→ TASK BRIEF
From the listing below, select every line where the word "this" appears.
---- DATASET ENTRIES
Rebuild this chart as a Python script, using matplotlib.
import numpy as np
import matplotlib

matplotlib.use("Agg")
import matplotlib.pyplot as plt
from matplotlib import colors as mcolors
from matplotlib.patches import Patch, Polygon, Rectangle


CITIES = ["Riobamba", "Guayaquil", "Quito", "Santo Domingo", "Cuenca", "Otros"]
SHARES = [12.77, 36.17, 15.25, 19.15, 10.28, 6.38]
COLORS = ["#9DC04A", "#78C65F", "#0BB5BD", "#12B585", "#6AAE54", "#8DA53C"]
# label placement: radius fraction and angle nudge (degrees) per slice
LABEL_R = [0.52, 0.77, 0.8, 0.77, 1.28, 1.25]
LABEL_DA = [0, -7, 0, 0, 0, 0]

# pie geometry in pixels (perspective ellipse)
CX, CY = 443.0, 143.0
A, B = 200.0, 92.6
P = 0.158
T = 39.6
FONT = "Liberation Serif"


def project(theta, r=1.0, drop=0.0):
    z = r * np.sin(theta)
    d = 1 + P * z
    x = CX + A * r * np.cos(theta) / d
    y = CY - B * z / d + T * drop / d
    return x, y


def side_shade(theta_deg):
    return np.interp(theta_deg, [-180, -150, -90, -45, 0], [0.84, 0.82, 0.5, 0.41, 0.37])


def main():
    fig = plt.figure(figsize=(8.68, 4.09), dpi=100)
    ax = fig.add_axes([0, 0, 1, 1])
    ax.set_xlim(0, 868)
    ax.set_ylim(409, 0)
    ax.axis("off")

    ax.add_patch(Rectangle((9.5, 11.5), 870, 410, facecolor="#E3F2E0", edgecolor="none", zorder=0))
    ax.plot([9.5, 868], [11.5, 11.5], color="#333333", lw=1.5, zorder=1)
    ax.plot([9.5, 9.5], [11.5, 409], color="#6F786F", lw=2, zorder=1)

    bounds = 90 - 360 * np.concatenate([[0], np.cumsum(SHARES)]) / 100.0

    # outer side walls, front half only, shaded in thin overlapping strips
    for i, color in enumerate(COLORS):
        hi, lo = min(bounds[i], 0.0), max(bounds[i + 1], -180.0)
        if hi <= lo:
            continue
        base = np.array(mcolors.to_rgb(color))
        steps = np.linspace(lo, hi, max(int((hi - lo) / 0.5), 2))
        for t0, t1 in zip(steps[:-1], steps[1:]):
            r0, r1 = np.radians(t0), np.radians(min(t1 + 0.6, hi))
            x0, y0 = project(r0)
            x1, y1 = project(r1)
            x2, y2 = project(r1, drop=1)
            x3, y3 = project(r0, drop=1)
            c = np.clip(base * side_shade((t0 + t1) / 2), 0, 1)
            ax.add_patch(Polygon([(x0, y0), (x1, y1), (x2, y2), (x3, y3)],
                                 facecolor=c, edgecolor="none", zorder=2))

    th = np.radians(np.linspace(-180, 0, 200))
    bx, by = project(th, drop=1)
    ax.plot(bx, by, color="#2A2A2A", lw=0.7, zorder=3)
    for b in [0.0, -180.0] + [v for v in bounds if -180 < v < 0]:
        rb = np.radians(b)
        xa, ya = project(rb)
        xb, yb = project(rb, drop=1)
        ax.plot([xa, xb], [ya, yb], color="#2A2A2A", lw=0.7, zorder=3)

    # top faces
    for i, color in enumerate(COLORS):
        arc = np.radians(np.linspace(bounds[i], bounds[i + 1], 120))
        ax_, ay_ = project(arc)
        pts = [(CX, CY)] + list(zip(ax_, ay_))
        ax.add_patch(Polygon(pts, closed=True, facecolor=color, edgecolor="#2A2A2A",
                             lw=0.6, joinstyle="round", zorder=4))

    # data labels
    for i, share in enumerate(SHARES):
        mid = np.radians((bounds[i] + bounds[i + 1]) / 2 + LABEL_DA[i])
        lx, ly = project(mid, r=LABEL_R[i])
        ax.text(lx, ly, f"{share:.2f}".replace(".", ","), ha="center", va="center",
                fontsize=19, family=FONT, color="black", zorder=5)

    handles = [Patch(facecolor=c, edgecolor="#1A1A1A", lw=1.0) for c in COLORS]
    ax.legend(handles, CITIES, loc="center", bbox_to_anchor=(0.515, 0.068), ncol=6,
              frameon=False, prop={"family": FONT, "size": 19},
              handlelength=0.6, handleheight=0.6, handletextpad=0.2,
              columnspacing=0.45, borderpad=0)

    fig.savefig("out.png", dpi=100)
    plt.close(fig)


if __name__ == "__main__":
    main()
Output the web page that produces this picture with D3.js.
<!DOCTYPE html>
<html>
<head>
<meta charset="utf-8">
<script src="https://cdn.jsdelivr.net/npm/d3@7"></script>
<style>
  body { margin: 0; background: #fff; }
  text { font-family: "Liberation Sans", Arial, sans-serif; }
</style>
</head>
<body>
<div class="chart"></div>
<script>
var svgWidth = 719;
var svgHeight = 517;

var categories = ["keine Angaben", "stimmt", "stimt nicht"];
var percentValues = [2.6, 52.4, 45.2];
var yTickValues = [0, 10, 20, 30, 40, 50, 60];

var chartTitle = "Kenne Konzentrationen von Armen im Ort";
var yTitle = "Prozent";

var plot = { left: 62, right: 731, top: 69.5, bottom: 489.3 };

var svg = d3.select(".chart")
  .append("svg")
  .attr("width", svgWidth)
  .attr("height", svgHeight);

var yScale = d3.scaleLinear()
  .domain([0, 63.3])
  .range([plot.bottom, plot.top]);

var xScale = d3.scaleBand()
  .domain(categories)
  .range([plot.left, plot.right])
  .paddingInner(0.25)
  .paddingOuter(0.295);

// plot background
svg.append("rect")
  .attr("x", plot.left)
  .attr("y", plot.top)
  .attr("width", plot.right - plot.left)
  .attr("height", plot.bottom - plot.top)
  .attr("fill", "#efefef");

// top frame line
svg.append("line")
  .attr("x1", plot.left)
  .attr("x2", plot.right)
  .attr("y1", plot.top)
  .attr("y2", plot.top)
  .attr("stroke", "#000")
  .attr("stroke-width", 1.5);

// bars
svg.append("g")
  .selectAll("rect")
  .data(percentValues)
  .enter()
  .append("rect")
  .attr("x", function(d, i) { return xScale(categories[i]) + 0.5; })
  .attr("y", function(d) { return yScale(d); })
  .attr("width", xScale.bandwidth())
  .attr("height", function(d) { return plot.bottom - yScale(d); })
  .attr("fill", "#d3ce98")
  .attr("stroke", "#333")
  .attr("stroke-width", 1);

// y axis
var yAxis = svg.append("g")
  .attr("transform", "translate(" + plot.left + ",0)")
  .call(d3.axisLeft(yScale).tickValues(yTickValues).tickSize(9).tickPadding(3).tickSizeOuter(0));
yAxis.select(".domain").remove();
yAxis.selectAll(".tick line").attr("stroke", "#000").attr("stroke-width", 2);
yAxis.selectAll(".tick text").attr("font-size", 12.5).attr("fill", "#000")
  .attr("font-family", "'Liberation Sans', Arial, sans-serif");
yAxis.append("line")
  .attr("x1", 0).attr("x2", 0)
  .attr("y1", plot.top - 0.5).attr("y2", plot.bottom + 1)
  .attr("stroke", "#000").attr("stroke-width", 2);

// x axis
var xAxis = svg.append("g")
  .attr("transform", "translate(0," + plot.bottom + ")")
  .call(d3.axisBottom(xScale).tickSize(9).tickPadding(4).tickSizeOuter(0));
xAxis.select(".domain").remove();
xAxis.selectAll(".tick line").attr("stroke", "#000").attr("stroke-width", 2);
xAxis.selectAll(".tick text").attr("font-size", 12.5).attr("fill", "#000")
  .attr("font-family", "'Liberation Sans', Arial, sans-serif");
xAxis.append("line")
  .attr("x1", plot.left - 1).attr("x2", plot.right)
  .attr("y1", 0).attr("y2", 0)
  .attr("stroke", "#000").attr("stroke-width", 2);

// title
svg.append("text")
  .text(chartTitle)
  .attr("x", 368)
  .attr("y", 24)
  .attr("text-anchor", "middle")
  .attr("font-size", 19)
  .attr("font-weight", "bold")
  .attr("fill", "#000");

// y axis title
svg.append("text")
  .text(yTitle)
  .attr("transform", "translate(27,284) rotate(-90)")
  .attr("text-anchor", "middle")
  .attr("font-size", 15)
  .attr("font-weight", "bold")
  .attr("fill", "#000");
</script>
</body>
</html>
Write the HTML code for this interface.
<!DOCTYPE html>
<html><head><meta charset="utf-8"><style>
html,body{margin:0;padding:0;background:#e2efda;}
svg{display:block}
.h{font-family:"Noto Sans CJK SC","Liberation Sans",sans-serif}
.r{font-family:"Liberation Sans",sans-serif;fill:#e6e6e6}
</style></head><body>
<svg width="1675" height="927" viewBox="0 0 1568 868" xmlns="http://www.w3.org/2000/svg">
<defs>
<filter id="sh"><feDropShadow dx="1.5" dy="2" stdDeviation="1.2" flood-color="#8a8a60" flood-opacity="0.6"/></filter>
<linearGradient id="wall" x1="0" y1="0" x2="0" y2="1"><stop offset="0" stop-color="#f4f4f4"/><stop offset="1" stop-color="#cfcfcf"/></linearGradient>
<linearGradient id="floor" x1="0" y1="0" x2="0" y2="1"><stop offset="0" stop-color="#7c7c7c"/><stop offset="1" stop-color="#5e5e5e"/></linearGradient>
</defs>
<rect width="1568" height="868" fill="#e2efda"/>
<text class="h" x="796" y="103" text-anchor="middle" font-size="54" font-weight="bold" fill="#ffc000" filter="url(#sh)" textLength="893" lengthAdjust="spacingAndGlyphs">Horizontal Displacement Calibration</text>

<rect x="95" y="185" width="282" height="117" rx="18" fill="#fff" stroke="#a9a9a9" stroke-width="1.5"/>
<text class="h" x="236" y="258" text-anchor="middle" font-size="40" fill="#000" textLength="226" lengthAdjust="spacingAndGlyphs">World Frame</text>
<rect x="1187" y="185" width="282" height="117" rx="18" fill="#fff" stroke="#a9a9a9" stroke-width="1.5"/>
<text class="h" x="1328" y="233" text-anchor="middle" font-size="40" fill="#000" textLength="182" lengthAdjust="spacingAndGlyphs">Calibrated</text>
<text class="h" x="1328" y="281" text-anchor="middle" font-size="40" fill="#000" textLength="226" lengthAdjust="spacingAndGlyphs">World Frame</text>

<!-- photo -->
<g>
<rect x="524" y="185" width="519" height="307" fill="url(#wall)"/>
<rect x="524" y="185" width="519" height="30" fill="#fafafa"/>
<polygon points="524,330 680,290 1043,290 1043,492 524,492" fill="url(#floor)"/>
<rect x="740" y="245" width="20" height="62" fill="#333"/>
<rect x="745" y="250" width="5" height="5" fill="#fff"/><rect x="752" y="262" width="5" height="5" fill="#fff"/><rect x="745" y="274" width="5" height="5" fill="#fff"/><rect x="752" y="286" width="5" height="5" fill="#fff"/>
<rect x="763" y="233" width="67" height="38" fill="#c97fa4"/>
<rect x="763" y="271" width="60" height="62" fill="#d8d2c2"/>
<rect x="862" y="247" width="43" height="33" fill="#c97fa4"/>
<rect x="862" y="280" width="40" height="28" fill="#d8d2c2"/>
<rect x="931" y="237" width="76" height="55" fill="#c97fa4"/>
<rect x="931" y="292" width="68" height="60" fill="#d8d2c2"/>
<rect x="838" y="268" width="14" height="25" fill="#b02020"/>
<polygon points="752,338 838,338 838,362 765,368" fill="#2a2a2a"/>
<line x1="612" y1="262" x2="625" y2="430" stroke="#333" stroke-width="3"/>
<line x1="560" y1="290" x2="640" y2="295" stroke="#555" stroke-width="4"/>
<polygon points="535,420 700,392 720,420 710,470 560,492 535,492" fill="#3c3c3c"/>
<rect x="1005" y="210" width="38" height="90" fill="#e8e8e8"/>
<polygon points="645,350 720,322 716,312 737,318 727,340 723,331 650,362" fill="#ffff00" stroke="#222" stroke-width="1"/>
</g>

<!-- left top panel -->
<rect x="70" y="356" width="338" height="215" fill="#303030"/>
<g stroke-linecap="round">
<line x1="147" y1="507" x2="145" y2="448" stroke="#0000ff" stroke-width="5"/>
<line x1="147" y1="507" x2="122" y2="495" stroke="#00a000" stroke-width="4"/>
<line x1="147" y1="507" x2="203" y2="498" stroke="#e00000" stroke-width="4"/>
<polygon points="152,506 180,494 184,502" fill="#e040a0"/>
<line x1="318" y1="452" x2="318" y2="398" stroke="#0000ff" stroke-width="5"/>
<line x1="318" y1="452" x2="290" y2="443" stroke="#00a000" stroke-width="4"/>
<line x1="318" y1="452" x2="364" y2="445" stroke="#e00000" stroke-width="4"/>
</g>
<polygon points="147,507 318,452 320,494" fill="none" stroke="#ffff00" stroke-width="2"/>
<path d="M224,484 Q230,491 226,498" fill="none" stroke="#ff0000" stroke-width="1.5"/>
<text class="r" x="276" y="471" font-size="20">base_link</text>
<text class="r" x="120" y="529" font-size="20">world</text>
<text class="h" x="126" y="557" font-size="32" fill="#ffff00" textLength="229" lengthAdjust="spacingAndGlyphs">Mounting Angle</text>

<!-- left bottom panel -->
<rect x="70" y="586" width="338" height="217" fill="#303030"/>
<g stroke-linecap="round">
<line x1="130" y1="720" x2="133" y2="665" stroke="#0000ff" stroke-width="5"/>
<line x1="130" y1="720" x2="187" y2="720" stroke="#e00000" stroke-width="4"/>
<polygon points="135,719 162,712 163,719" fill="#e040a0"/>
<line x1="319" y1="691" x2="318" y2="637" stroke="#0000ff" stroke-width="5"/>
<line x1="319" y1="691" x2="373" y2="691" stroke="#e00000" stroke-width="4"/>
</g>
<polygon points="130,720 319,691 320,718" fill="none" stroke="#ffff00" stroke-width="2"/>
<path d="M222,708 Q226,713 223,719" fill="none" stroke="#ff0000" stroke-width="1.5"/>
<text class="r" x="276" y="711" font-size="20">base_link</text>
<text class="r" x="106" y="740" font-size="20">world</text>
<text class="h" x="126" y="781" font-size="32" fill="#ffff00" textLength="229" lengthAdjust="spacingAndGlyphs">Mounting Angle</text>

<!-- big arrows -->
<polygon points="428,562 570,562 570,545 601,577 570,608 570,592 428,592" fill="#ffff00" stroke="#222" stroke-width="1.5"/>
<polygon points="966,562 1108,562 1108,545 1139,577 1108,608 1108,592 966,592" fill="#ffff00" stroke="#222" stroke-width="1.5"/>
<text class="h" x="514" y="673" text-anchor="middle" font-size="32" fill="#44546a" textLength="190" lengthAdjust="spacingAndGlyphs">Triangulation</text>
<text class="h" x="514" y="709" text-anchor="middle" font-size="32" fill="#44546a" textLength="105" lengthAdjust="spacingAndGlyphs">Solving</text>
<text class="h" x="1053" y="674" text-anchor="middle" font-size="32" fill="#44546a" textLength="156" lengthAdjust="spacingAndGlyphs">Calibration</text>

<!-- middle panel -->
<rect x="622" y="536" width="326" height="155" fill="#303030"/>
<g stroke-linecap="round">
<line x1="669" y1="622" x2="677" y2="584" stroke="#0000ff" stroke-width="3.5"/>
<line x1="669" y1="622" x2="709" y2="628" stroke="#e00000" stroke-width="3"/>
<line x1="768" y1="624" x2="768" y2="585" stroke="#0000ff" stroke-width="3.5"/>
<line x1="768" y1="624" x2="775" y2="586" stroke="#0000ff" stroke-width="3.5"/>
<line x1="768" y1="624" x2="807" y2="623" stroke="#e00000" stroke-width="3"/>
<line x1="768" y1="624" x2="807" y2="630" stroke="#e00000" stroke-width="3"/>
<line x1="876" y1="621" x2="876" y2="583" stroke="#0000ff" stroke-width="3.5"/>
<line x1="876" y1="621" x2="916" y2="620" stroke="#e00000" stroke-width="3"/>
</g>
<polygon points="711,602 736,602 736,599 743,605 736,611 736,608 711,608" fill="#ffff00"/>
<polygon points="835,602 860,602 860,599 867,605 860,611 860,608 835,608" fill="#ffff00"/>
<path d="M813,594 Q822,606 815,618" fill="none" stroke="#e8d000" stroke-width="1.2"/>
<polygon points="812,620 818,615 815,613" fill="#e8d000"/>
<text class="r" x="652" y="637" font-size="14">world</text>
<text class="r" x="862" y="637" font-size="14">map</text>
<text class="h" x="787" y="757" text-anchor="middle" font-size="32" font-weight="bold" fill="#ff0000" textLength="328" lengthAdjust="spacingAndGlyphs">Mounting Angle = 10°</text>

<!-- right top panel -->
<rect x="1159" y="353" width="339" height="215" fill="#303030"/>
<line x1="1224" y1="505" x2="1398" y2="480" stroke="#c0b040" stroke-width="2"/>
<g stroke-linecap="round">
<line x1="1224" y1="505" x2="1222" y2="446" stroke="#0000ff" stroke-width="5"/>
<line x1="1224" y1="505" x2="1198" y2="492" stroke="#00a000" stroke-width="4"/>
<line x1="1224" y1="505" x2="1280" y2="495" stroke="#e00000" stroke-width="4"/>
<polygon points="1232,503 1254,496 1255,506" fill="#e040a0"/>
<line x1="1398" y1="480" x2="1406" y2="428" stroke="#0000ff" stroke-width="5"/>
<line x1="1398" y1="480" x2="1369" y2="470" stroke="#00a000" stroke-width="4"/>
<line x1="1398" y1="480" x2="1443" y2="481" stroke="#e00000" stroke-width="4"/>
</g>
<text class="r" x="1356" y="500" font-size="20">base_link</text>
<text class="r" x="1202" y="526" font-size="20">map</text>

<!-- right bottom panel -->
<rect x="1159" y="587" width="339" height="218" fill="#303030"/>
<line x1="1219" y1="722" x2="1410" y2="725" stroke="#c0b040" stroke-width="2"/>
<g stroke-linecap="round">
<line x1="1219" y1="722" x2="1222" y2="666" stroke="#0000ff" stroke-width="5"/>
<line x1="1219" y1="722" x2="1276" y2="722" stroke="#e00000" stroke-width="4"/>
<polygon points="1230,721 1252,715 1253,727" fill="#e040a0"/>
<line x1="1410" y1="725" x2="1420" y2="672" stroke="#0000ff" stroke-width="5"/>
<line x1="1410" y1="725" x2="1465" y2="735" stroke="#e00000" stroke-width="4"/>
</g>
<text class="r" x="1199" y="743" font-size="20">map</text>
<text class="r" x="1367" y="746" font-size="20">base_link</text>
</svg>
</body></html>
--------
→ WRITTEN RESPONSE
Rebuild this chart as a Python script, using matplotlib.
Output the web page that produces this picture with D3.js.
Write the HTML code for this interface.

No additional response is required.